A malandragem nos define?
- Luis Alcubierre
- 3 de out.
- 2 min de leitura
Mais uma vez o Brasil é manchete por um episódio que não deveria sequer existir. A apreensão de bebidas adulteradas com metanol escancarou a fragilidade de um país que ainda tolera a fraude como se fosse parte da sua identidade. O que está em jogo não é só o desrespeito à lei ou à concorrência leal. O que está em jogo é a vida das pessoas, colocada em risco por quem transforma malandragem em negócio ou impunidade em crime organizado.
Fraudar bebidas é mais um capítulo em uma longa tradição nacional de maquiar, trapacear e ganhar vantagem a qualquer custo. Do golpe pequeno ao escândalo bilionário, da falsificação do bilhete único à corrupção sistêmica, a ideia do “se colar, colou” parece atravessar gerações.
Mas de onde vem essa cultura? Talvez possamos encontrar raízes ainda no período colonial, quando o contrabando de ouro e açúcar para fugir dos tributos da Coroa portuguesa era prática corrente. Ou quando o clientelismo da política imperial foi se consolidando na base da troca de favores. Com o tempo, o jeitinho brasileiro deixou de ser apenas um recurso criativo de sobrevivência diante de burocracias e desigualdades e passou a ganhar corpo como um atalho moralmente aceito, mesmo quando custava caro à coletividade.
É claro que não estamos sozinhos nesse problema. Diversos países da América Latina, da África e até do sul da Europa carregam histórias parecidas, onde gambiarra, fraude e corrupção foram normalizados em diferentes momentos. México, Argentina e Itália, por exemplo, enfrentaram, e ainda enfrentam, escândalos sistêmicos que corroem a confiança institucional. O que diferencia um país do outro é o quanto cada um consegue criar mecanismos de controle, de fiscalização e, sobretudo, de punição.
Há sociedades que, ao longo do tempo, conseguiram transformar essa cultura em exceção.
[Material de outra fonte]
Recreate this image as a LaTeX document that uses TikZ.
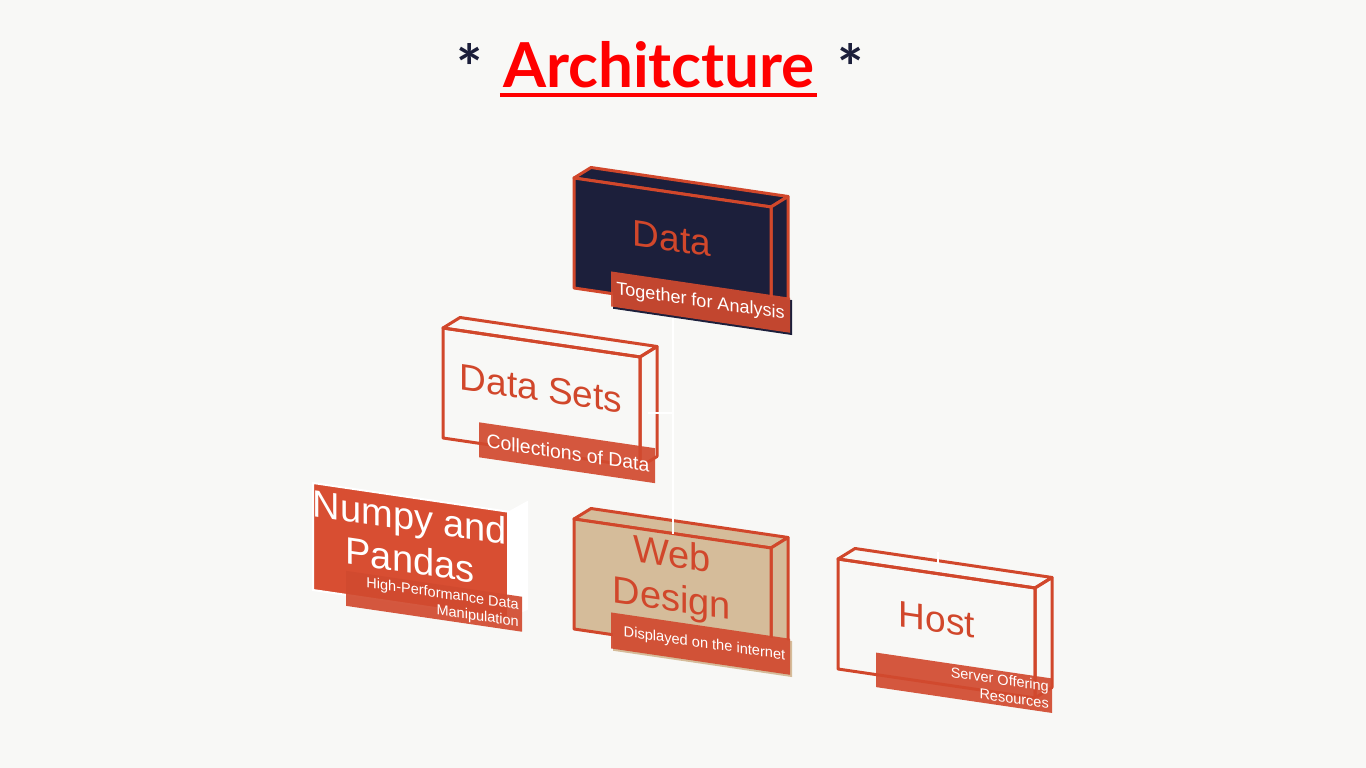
\documentclass[tikz,border=0pt]{standalone}
\usepackage{fontspec}
\setmainfont{Liberation Sans}
\newfontfamily\titlefont{Lato}
\definecolor{bgc}{HTML}{F8F8F6}
\definecolor{edgec}{HTML}{D1472B}
\definecolor{navyc}{HTML}{1C1F3B}
\definecolor{tanc}{HTML}{D5BC9A}
\definecolor{tagc}{HTML}{D14A2F}
\definecolor{facec}{HTML}{D84E32}
\definecolor{titlec}{HTML}{FF0000}

\tikzset{
  slab/.style={draw=edgec, line width=3pt, line join=round},
  tag/.style={fill=tagc, fill opacity=0.92},
  head/.style={text=edgec, inner sep=0pt, align=center, transform shape, font=\fontsize{37}{42}\selectfont},
  tagtext/.style={text=white, inner sep=0pt, transform shape},
  link/.style={draw=white, line width=1.5pt},
}

\begin{document}
\begin{tikzpicture}[x=1pt, y=-1pt]
  \useasboundingbox[fill=bgc] (0,0) rectangle (1366,768);

  % title
  \node[anchor=base, text=titlec, inner sep=0pt, font=\titlefont\bfseries\fontsize{62}{70}\selectfont] (title) at (659,88) {Architcture};
  \node[anchor=base, text=navyc, inner sep=0pt, font=\titlefont\bfseries\fontsize{62}{70}\selectfont] (starL) at (470,91) {*};
  \node[anchor=base, text=navyc, inner sep=0pt, font=\titlefont\bfseries\fontsize{62}{70}\selectfont] (starR) at (851,91) {*};
  \draw[titlec, line width=3pt, shorten <=-3pt, shorten >=-2pt] ([yshift=-7pt]title.base west) -- ([yshift=-7pt]title.base east);

  % Data
  \begin{scope}[shift={(574,178)}, yslant=-0.147]
    \draw[slab, fill=navyc] (0,0) -- (17,-13) -- (214,-13) -- (197,0) -- cycle;
    \draw[slab, fill=navyc] (197,0) -- (214,-13) -- (214,97) -- (197,110) -- cycle;
    \draw[slab, fill=navyc] (0,0) rectangle (197,110);
    \fill[navyc] (39,90) rectangle (218,125);
    \fill[tag] (37,88) rectangle (216,123);
    \node[head] (data) at (98,46) {Data};
    \node[tagtext, font=\fontsize{18}{21}\selectfont] (dataTag) at (126.5,105.5) {Together for Analysis};
    \coordinate (dataBottom) at (99,125);
  \end{scope}

  % Data Sets
  \begin{scope}[shift={(443,328)}, yslant=-0.147]
    \draw[slab] (0,0) -- (17,-13) -- (214,-13) -- (197,0) -- cycle;
    \draw[slab] (197,0) -- (214,-13) -- (214,97) -- (197,110) -- cycle;
    \draw[slab] (0,0) rectangle (197,110);
    \fill[tag] (36,89) rectangle (212,124);
    \node[head] (sets) at (98,46) {Data Sets};
    \node[tagtext, font=\fontsize{19.4}{22}\selectfont] (setsTag) at (125,106.5) {Collections of Data};
    \coordinate (setsRight) at (205,55);
  \end{scope}

  % Numpy and Pandas
  \begin{scope}[shift={(313,483)}, yslant=-0.147]
    \fill[white] (195,0) -- (215,-14) -- (215,95) -- (195,107) -- cycle;
    \draw[white, line width=2pt, fill=facec] (0,0) rectangle (195,107);
    \fill[tag] (33,83) rectangle (209,118);
    \node[head, text=white, font=\fontsize{38}{43}\selectfont] (numpy) at (97,41) {Numpy and\\Pandas};
    \node[tagtext, anchor=east, align=right, font=\fontsize{14.5}{17}\selectfont] (numpyTag) at (206,101) {High-Performance Data\\Manipulation};
  \end{scope}

  % Web Design
  \begin{scope}[shift={(574,519)}, yslant=-0.147]
    \draw[slab, fill=tanc] (0,0) -- (17,-13) -- (214,-13) -- (197,0) -- cycle;
    \draw[slab, fill=tanc] (197,0) -- (214,-13) -- (214,97) -- (197,110) -- cycle;
    \draw[slab, fill=tanc] (0,0) rectangle (197,110);
    \fill[tanc] (39,90) rectangle (218,126);
    \fill[tag] (37,88) rectangle (216,124);
    \node[head, font=\fontsize{38}{44}\selectfont] (web) at (98,46) {Web\\Design};
    \node[tagtext, font=\fontsize{14.6}{17}\selectfont] (webTag) at (130.5,106) {Displayed on the internet};
    \coordinate (webTop) at (99,0);
  \end{scope}

  % Host
  \begin{scope}[shift={(838,559)}, yslant=-0.147]
    \draw[slab] (0,0) -- (17,-13) -- (214,-13) -- (197,0) -- cycle;
    \draw[slab] (197,0) -- (214,-13) -- (214,97) -- (197,110) -- cycle;
    \draw[slab] (0,0) rectangle (197,110);
    \fill[tag] (38,88) rectangle (214,122.5);
    \node[head] (host) at (99,46) {Host};
    \node[tagtext, anchor=east, align=right, font=\fontsize{14.5}{17}\selectfont] (hostTag) at (211,105) {Server Offering\\Resources};
    \coordinate (hostIn) at (100,-22);
    \coordinate (hostTop) at (100,-10);
  \end{scope}

  % connectors
  \draw[link] (dataBottom) -- (webTop);
  \draw[link] (setsRight) -- (setsRight -| webTop);
  \draw[link] (hostIn) -- (hostTop);
\end{tikzpicture}
\end{document}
Outras, como a nossa, ainda lutam para que a exceção não continue sendo a regra.
Hoje, convivemos com uma naturalização perigosa. A fraude passou a ser interpretada, em muitos ambientes, como “esperteza”. O empresário que adultera combustível, o fornecedor que corta insumos, o político que desvia verbas, o cidadão que fura fila. Todos fazem parte de uma engrenagem que mina a confiança e impede o Brasil de se tornar um país sério.
O que falta, então? Leis? Elas existem e são muitas. Falta cultura de consequência. Falta punição exemplar. Falta educação ética desde a infância, para que novas gerações compreendam que privilégio não é direito adquirido e que corrupção não é estratégia de sobrevivência. Falta que o Estado seja coerente e que a sociedade deixe de romantizar o malandro que engana, trapaceia e ainda é aplaudido.
Enquanto o Brasil não encarar a fraude como aquilo que ela é, ou seja, crime e não folclore, continuaremos a pagar um preço altíssimo em confiança, desenvolvimento e vidas humanas.
Definitivamente não há país sério com uma cultura que banaliza a trapaça. A fraude não é identidade cultural. É atraso.